In terms of the United Kingdom wrestling scene, there are a whole host of performers who have been making waves up and down the country, and in some in cased all around the world, in the leading promotions, and Dunne name-dropped a few who he would like to see join him in WWE at some point in the future.
"There's so many to name, there's people like Chris Brookes, Kid Lykos - I don't know if you technically can but Travis Banks, he's actually from New Zealand but he's based here, and then of course there's your Zack Sabres, who was in the Cruiserweight tournament, Will Ospreay, Marty Scurll - obviously these people are contracted elsewhere but hopefully there comes a time where they can move over here.
"I think there's a whole wealth of talent and that's one of the reasons why I'm so passionate about it, it's not just four or five of us, there's a whole scene full of talented people who are unique and entertaining, and I can't wait for those people to get here."
The beauty of this WWE journey for WWE is that he has been able to share it with his 'British Strong Style' allies Tyler Bate and Trent Seven, travelling the world, and competing against them for the biggest wrestling company in the world, whilst also being able to maintain a good portion of his independent commitments.

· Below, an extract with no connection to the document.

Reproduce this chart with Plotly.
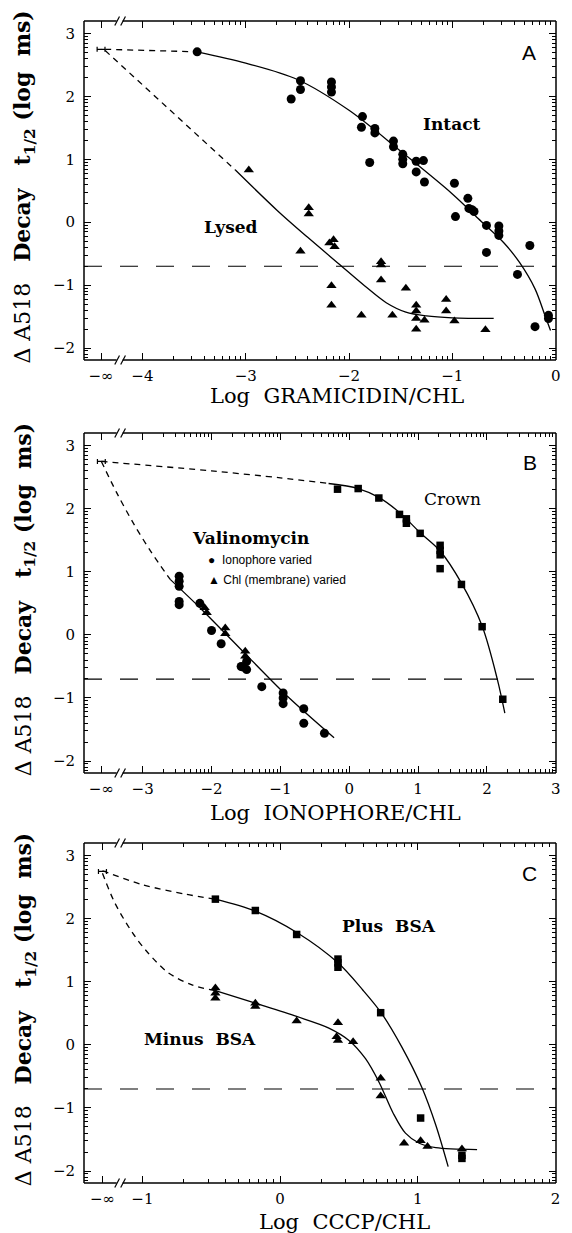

'BSS' have cemented themselves as one of the top stables but when pressed about wanting British Strong Style to be a faction in WWE, Dunne is in no rush.
"Maybe not right now, in the future, never say never. We're just having fun, we're having a great time doing this - WWE have been great to us. To me, it doesn't matter if I'm wrestling Tyler or Trent, or tagging with them, I'm just going to try my best to kill it and have the best match possible - it doesn't matter what side they're on, it's not something I'm trying to push across to anyone."